Well-known singer Kizito Mihigo, journalist Cassien Ntamuhanga, and co-defendants Agnès Niyibizi and Jean-Paul Dukuzumuremyi were arrested in April 2014 and charged, among other things, with offenses against the state and complicity in terrorist acts for allegedly collaborating with the RNC and FDLR. Mihigo’s whereabouts were unknown for several days before he appeared in police custody. In November 2014, he confessed to all the charges. His three co-accused pleaded not guilty. In February 2015, Mihigo was sentenced to 10 years, Ntamuhanga to 25 years and Dukuzumuremyi to 30 years. Niyibizi was acquitted.

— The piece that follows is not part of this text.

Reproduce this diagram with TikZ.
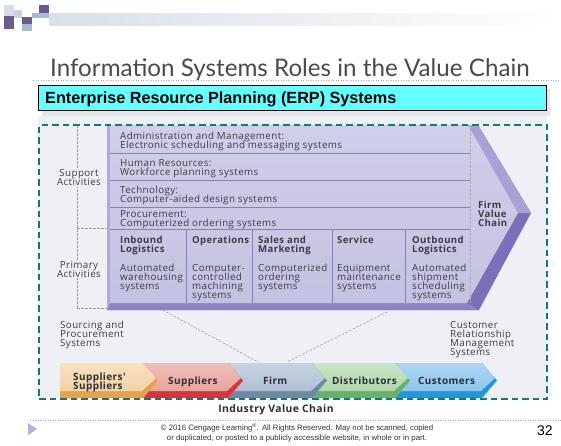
\documentclass[tikz,border=0pt]{standalone}
\usepackage{fontspec}
\setmainfont{Open Sans}
\newfontfamily\figfont[LetterSpace=4]{Open Sans}
\newfontfamily\titlefont{Lato}
\newfontfamily\arialfont{Liberation Sans}
\usetikzlibrary{calc}

\definecolor{logogrey}{HTML}{D9DEE6}
\definecolor{logopurple}{HTML}{6B5A8C}
\definecolor{logolight}{HTML}{C9D3DF}
\definecolor{logoblue}{HTML}{A6BAD2}
\definecolor{barblue}{HTML}{D8E0E8}
\definecolor{titlegrey}{HTML}{4A4A4A}
\definecolor{rulegrey}{HTML}{9FB0C8}
\definecolor{cyanfill}{HTML}{66FFFF}
\definecolor{boxshadow}{HTML}{E4E6EA}
\definecolor{figbg}{HTML}{EFF0F5}
\definecolor{frameteal}{HTML}{17786F}
\definecolor{figink}{HTML}{3C3C46}
\definecolor{vcface}{HTML}{C4C2E2}
\definecolor{vcfacetop}{HTML}{D0CFE9}
\definecolor{vclow}{HTML}{7A70BA}
\definecolor{vcup}{HTML}{A8A2D4}
\definecolor{vcbottom}{HTML}{8C84C3}
\definecolor{vcleft}{HTML}{B0ABD6}
\definecolor{vcline}{HTML}{8682B0}
\definecolor{guidegrey}{HTML}{9C9CA6}
\definecolor{tanface}{HTML}{F4D2A6}
\definecolor{tanedge}{HTML}{E9A24C}
\definecolor{redface}{HTML}{E8A49C}
\definecolor{rededge}{HTML}{D8343C}
\definecolor{firmface}{HTML}{AFC0D4}
\definecolor{firmedge}{HTML}{6E88A6}
\definecolor{distface}{HTML}{B0D8AB}
\definecolor{distedge}{HTML}{66B26A}
\definecolor{custface}{HTML}{8CC6EF}
\definecolor{custedge}{HTML}{2298D8}
\definecolor{chevink}{HTML}{2E2E34}
\definecolor{footink}{HTML}{333333}
\definecolor{triblue}{HTML}{A3B9D6}

% fixed line pitch for stacked labels
\newcommand{\tightlines}{\lineskiplimit=-100pt\lineskip=0pt}

\begin{document}
\begin{tikzpicture}[x=1pt,y=-1pt,
  % multi-line nodes are placed by the baseline of their last line
  figtext/.style={inner sep=0pt, align=left, anchor=base west, text=figink,
    font=\figfont\fontsize{9.8}{9}\selectfont\tightlines},
  headtext/.style={figtext, font=\figfont\fontsize{9.6}{9}\selectfont\bfseries\tightlines},
  sidelabel/.style={figtext, align=center, anchor=base, fill=figbg, inner sep=1pt},
  chevtext/.style={inner sep=0pt, align=left, anchor=base west, text=chevink,
    font=\figfont\fontsize{10}{9}\selectfont\bfseries\tightlines},
  rowline/.style={vcline, line width=0.8pt},
  guide/.style={guidegrey, line width=0.6pt, dash pattern=on 2.5pt off 1.5pt},
  dotrule/.style={rulegrey, line width=0.7pt, dash pattern=on 1.2pt off 1.3pt}]
\useasboundingbox (0,0) rectangle (561,445);
\fill[white] (0,0) rectangle (561,445);

% corner logo and header bar
\shade[left color=barblue, right color=white] (49,13) rectangle (561,25);
\fill[logogrey] (4,5) rectangle (14,16);
\fill[logopurple] (4,16) rectangle (14,29);
\fill[logolight] (14,10) rectangle (22,18);
\fill[logopurple] (22,17) rectangle (32,24);
\fill[logoblue] (22,24) rectangle (32,31);
\fill[logoblue] (32,13) rectangle (49,18);
\fill[logopurple] (39,5) rectangle (49,13);

% title
\node[anchor=base west, inner sep=0pt, text=titlegrey,
  font=\titlefont\fontsize{24.2}{25}\selectfont] (title) at (50,76)
  {Information Systems Roles in the Value Chain};
\coordinate (ruleL) at (33,80);
\coordinate (ruleR) at (561,80);
\draw[dotrule] (ruleL) -- (ruleR);

% heading box
\fill[boxshadow] (42,89) rectangle (550,116);
\node[draw=black, line width=1pt, fill=cyanfill, anchor=north west, inner sep=0pt,
  minimum width=508pt, minimum height=25pt] (erpbox) at (38,85) {};
\node[anchor=base west, inner sep=0pt, font=\arialfont\bfseries\fontsize{16.2}{16}\selectfont]
  (erptext) at (45,103.5) {Enterprise Resource Planning (ERP) Systems};

% figure background
\fill[figbg] (38,116) rectangle (547,398);

% firm value chain arrow
\fill[vclow] (107,125) -- (478,125) -- (531,213) -- (479,310) -- (107,310) -- cycle;
\fill[vcbottom] (107,303) -- (467,303) -- (479,310) -- (107,310) -- cycle;
\fill[vcup] (468,125) -- (478,125) -- (531,213) -- (518,213) -- cycle;
\fill[vcleft] (107,125) -- (110,125) -- (110,303) -- (107,310) -- cycle;
\shade[top color=vcfacetop, bottom color=vcface]
  (110,125) -- (468,125) -- (518,213) -- (467,303) -- (110,303) -- cycle;

% support rows and primary columns
\draw[rowline] (110,153) -- (470,153);
\draw[rowline] (110,180) -- (470,180);
\draw[rowline] (110,207) -- (470,207);
\draw[rowline] (110,229) -- (470,229);
\foreach \cx in {186,252,332,405} \draw[rowline] (\cx,229) -- (\cx,303);
\draw[guide, guidegrey!80] (470,125) -- (470,303);

% side bracket
\draw[guide] (77,125) -- (77,308);
\draw[guide] (77,228) -- (107,228);
\draw[guide] (77,308) -- (107,308);

% support activity texts
\node[figtext] (admin) at (120,148) {Administration and Management:\\Electronic scheduling and messaging systems};
\node[figtext] (hr) at (120,175) {Human Resources:\\Workforce planning systems};
\node[figtext] (tech) at (120,202) {Technology:\\Computer-aided design systems};
\node[figtext] (proc) at (120,226) {Procurement:\\Computerized ordering systems};

% primary activity headers
\node[headtext] (inbound) at (120,252) {Inbound\\Logistics};
\node[headtext] (ops) at (192,243) {Operations};
\node[headtext] (sales) at (258,252) {Sales and\\Marketing};
\node[headtext] (service) at (337,243) {Service};
\node[headtext] (outbound) at (412,252) {Outbound\\Logistics};

% primary activity systems
\node[figtext] (inboundsys) at (120,289) {Automated\\warehousing\\systems};
\node[figtext] (opssys) at (192,298) {Computer-\\controlled\\machining\\systems};
\node[figtext] (salessys) at (258,289) {Computerized\\ordering\\systems};
\node[figtext] (servicesys) at (337,289) {Equipment\\maintenance\\systems};
\node[figtext] (outboundsys) at (412,298) {Automated\\shipment\\scheduling\\systems};

\node[headtext] (fvc) at (478,226) {Firm\\Value\\Chain};

% side labels
\node[sidelabel] (support) at (79,185.5) {Support\\Activities};
\node[sidelabel] (primary) at (79,277) {Primary\\Activities};
\node[figtext] (sourcing) at (60,346) {Sourcing and\\Procurement\\Systems};
\node[figtext] (crm) at (450,355) {Customer\\Relationship\\Management\\Systems};

% industry value chain
\fill[custedge] (365,363) -- (482,363) -- (497,380.5) -- (482,398) -- (365,398) -- (380,380.5) -- cycle;
\shade[top color=custface!70!white, bottom color=custface]
  (365,363) -- (482,363) -- (495,378) -- (481,391) -- (371,391) -- (380,380.5) -- cycle;
\fill[distedge] (287,363) -- (395,363) -- (410,380.5) -- (395,398) -- (287,398) -- (302,380.5) -- cycle;
\shade[top color=distface!70!white, bottom color=distface]
  (287,363) -- (395,363) -- (408,378) -- (394,391) -- (293,391) -- (302,380.5) -- cycle;
\fill[firmedge] (228,363) -- (312,363) -- (327,380.5) -- (312,398) -- (228,398) -- (243,380.5) -- cycle;
\shade[top color=firmface!70!white, bottom color=firmface]
  (228,363) -- (312,363) -- (325,378) -- (311,391) -- (234,391) -- (243,380.5) -- cycle;
\fill[rededge] (143,363) -- (228,363) -- (243,380.5) -- (228,398) -- (143,398) -- (158,380.5) -- cycle;
\shade[top color=redface!70!white, bottom color=redface]
  (143,363) -- (228,363) -- (241,378) -- (227,391) -- (149,391) -- (158,380.5) -- cycle;
\fill[tanedge] (60,363) -- (143,363) -- (158,380.5) -- (143,398) -- (60,398) -- cycle;
\shade[top color=tanface!70!white, bottom color=tanface]
  (60,363) -- (143,363) -- (156,378) -- (142,391) -- (60,391) -- cycle;

\node[chevtext] (ssup) at (73,389) {Suppliers'\\Suppliers};
\node[chevtext] (sup) at (168,384) {Suppliers};
\node[chevtext] (firm) at (263,384) {Firm};
\node[chevtext] (dist) at (332,384) {Distributors};
\node[chevtext] (cust) at (418,384) {Customers};

% links from the firm value chain down to the firm
\coordinate (vcLeftFoot) at (163,310);
\coordinate (vcRightFoot) at (387,312);
\coordinate (firmLeftTop) at (258,362);
\coordinate (firmRightTop) at (287,362);
\draw[guide] (vcLeftFoot) -- (firmLeftTop);
\draw[guide] (vcRightFoot) -- (firmRightTop);

% dashed frame
\node[draw=frameteal, line width=2pt, dash pattern=on 6.5pt off 4pt, anchor=north west,
  inner sep=0pt, minimum width=508pt, minimum height=274pt] (frame) at (38,124) {};

\node[anchor=base, inner sep=0pt, text=chevink, font=\figfont\fontsize{10.4}{10}\selectfont\bfseries]
  (ivc) at (276,412.5) {Industry Value Chain};

% footer
\coordinate (footL) at (30,420);
\coordinate (footR) at (561,420);
\draw[dotrule] (footL) -- (footR);
\fill[triblue] (28,423) -- (37,429) -- (28,435) -- cycle;
\node[anchor=base, inner sep=0pt, text=footink, align=center,
  font=\arialfont\fontsize{7.8}{10}\selectfont\tightlines] (copy) at (297,440.5)
  {\textcopyright{} 2016 Cengage Learning\textsuperscript{\textregistered}. All Rights Reserved. May not be scanned, copied\\
   or duplicated, or posted to a publicly accessible website, in whole or in part.};
\node[anchor=base west, inner sep=0pt, text=black, font=\arialfont\fontsize{14}{14}\selectfont]
  (pagenum) at (537,435) {32};
\end{tikzpicture}
\end{document}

In August 2014, two senior military officers, retired Brig. Gen. Frank Rusagara and Col. Tom Byabagamba, were arrested and charged with, among other offenses, inciting insurrection and public disorder, and tarnishing the country’s image. The accusations are believed to be related to their alleged contacts with the RNC. They were tried in a military court alongside a third co-defendant, demobilized Sgt. François Kabayiza. Kabayiza told the court he was suffering from ill-health, in part as a result of torture in detention. Their trial was ongoing at the time of writing.

Recommendations

  • Enable and encourage independent civil society organisations and journalists to operate freely and to investigate and publish information on sensitive subjects, including allegations of human rights abuses by state agents.
  • Allow the BBC Kinyarwanda service to resume its broadcasts in Rwanda.
  • Allow opposition parties to carry out their activities without intimidation or hindrance; release individuals prosecuted solely for the peaceful and legitimate expression of their views.
  • Cooperate fully in investigations by foreign governments into attacks and threats against Rwandan opponents and critics abroad.
  • Ensure that detainees are only held in recognized prison and detention centers and allowed visits by relatives, friends, lawyers, and spiritual leaders. Provide information to detainees’ families on their whereabouts.
  • Investigate and bring to justice those responsible for arbitrary arrests, unlawful detentions, enforced disappearances and torture.
  • Ensure that no one is convicted on the basis of information extracted under torture or duress, and that courts order prompt investigations into defendants’ allegations of torture. 
  • Ratify the International Convention for the Protection of all Persons from Enforced Disappearance.
  • Strengthen the independence of the justice system and prevent and refrain from political interference in prosecutions and trials.
  • Ratify the Rome Statute and incorporate in national legislation provisions to cooperate promptly and fully with the International Criminal Court.